Multinational power management company consolidates two factories located 70 miles apart.
Problem: A manufacturing company of industrial electrical equipment and components had two factories making different products located about an hour away. Over the years, one of the factories (through Lean Six Sigma activities) had created open floor space within its 250K of total area. The other, which had become somewhat inefficient since the business had not invested in new technology, operated in 140K ft2. The challenge was how to transfer the smaller factory into the open space. The business benefit would result from selling building and property plus cost synergies from combining fabrication operations.

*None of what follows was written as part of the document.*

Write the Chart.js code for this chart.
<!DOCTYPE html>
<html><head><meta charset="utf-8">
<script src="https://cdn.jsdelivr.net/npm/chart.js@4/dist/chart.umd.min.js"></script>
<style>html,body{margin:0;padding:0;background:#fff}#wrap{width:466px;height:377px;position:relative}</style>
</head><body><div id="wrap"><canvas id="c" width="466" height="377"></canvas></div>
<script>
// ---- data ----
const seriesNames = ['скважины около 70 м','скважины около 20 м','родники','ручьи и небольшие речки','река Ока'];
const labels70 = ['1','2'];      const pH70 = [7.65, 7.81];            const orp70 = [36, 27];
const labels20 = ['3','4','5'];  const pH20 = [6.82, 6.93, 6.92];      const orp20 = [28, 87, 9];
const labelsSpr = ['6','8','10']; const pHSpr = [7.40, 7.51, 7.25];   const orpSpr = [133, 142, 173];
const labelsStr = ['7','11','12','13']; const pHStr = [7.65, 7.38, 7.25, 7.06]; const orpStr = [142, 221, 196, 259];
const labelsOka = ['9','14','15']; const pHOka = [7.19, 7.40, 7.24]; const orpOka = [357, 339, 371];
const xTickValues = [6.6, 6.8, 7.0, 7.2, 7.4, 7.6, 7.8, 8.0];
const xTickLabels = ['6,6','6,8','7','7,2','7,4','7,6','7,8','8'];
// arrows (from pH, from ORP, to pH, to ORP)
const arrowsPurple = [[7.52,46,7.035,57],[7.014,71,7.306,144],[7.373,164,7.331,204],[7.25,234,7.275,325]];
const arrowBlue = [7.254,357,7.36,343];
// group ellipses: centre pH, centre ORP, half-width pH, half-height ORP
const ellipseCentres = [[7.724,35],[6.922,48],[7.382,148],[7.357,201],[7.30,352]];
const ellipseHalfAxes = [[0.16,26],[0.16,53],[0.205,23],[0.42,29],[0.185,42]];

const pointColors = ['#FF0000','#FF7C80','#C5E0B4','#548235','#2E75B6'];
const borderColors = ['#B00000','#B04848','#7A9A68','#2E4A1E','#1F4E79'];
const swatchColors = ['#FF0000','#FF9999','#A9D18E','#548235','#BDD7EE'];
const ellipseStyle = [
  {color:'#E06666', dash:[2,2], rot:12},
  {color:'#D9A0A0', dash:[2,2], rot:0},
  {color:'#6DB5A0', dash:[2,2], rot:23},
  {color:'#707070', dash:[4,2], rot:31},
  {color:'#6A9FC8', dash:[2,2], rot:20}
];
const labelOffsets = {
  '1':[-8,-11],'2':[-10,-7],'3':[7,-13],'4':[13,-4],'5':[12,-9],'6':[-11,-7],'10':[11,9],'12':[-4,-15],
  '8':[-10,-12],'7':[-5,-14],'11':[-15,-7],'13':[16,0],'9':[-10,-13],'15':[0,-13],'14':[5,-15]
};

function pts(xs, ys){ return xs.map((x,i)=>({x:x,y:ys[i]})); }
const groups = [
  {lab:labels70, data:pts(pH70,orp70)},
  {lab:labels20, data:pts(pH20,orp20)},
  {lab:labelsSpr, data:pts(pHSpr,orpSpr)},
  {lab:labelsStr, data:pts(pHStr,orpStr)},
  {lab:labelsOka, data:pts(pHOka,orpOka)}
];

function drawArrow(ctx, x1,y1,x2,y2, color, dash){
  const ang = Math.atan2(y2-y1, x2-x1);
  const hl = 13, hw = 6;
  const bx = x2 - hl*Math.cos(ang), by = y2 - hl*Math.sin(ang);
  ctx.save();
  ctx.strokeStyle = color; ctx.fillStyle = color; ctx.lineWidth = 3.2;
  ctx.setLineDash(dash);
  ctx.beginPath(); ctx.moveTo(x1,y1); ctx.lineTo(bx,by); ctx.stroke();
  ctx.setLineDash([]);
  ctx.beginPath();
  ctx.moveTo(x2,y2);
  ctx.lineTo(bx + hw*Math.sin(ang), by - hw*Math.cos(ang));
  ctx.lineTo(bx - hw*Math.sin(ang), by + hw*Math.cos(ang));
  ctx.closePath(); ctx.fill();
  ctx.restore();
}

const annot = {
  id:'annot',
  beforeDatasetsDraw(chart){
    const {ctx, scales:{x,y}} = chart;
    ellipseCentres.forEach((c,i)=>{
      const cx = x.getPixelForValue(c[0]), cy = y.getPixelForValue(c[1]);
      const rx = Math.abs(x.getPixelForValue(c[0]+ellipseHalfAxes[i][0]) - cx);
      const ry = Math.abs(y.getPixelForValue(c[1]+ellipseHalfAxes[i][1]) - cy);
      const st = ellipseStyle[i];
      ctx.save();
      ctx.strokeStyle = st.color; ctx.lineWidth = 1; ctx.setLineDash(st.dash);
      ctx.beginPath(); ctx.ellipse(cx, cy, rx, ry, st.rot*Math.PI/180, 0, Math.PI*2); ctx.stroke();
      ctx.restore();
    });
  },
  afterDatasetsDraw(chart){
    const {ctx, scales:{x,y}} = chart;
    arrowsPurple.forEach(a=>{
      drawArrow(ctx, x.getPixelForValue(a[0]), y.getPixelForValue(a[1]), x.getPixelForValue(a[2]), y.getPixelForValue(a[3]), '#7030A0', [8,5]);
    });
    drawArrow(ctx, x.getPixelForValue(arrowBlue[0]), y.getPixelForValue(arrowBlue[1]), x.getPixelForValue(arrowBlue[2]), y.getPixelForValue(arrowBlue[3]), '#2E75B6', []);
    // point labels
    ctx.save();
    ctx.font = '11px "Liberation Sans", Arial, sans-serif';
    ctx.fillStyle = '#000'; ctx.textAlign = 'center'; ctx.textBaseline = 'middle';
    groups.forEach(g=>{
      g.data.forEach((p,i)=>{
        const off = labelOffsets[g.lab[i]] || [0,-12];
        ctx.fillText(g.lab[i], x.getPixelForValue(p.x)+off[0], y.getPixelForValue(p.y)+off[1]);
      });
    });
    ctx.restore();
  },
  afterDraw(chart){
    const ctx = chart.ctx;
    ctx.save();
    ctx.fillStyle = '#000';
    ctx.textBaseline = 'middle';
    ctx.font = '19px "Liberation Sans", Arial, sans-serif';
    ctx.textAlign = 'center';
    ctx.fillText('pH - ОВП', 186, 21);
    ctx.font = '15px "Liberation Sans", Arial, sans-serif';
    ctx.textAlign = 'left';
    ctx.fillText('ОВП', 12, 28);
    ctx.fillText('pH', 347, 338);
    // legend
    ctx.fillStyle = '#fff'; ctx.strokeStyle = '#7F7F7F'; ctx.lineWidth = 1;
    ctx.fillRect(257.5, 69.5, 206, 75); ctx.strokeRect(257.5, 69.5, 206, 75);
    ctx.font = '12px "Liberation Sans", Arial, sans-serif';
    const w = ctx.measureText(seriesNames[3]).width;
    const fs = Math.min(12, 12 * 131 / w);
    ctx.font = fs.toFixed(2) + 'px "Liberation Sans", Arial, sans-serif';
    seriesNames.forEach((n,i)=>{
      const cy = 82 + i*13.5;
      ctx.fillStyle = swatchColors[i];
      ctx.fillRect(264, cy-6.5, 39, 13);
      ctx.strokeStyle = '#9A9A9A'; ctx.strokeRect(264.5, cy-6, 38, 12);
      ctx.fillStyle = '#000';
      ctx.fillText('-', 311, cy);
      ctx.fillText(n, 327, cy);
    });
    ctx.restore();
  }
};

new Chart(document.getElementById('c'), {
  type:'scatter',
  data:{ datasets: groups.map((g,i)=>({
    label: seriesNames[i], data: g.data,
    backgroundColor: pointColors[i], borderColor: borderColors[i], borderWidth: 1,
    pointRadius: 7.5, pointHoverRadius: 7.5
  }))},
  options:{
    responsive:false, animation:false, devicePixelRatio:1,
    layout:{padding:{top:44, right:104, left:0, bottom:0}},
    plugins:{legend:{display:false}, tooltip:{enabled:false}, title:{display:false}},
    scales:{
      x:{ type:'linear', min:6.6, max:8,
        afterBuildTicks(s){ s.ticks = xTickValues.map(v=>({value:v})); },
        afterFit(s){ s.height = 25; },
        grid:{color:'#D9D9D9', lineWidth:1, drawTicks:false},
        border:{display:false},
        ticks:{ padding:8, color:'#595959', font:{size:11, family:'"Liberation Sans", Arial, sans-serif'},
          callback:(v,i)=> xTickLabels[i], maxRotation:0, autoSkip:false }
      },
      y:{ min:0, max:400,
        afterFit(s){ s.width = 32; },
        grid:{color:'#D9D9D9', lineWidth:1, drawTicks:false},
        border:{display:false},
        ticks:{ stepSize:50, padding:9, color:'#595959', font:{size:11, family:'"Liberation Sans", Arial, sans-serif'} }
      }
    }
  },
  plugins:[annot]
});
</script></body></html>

The strategy was to;
- Recreate the assembly line using Lean principles
- Transfer all inventory and equipment without any service disruptions
- Integrate the materials planning systems and shop operation procedures
- Conduct an environmental assessment of the smaller location’s building and grounds to prepare it for sale
Results: Over the course of one year;
- Team created two new customized single-piece flow assembly lines and relocated key fabrication equipment within 64K ft2 (>50% reduction in floor space)
- Labor % of Sales went from 10.2% to 8.2%
- Maintained daily production targets of an $80M+ product
- Invested $2M+ in new fabrication & welding technology
- Sold excess equipment at auction
- Overall project payback met within 4 years & sold the property after remediation
Consumer Product Original Equipment Manufacturer(OEM) supplier sees 65% drop in average selling price over time …
Problem: A high volume OEM supplier got a rude awakening when its product became a commodity. Over a two-year period, it was projected that their average selling price would drop 65%! The company still had a nice after-market upside, however the price drop on volume significantly impacted their profit performance. In addition, the customer was relocating. Restructuring for cost and location of their operations became a must. The team then:
- Developed a detailed transition process, function-by-function, to outsource over 60% of the OEM value-added production to a 3rd party manufacturer closer to the customer
- Adopted disciplined project management along with scheduled toll gate reviews to keep all stakeholders informed and on track with deliverables
- As part of the transition, the freed capacity was transitioned to grow the more profitable aftermarket segment
Results: The OEM supplier was able to recover a large portion of the lost margin. The customer felt no pain during the transition. Numerous quick wins during the move resulted in several continuous improvement opportunities. Additional and more profitable aftermarket capacity was created. Overall, the transition was completed 6 months ahead of schedule through detailed planning and tight project management.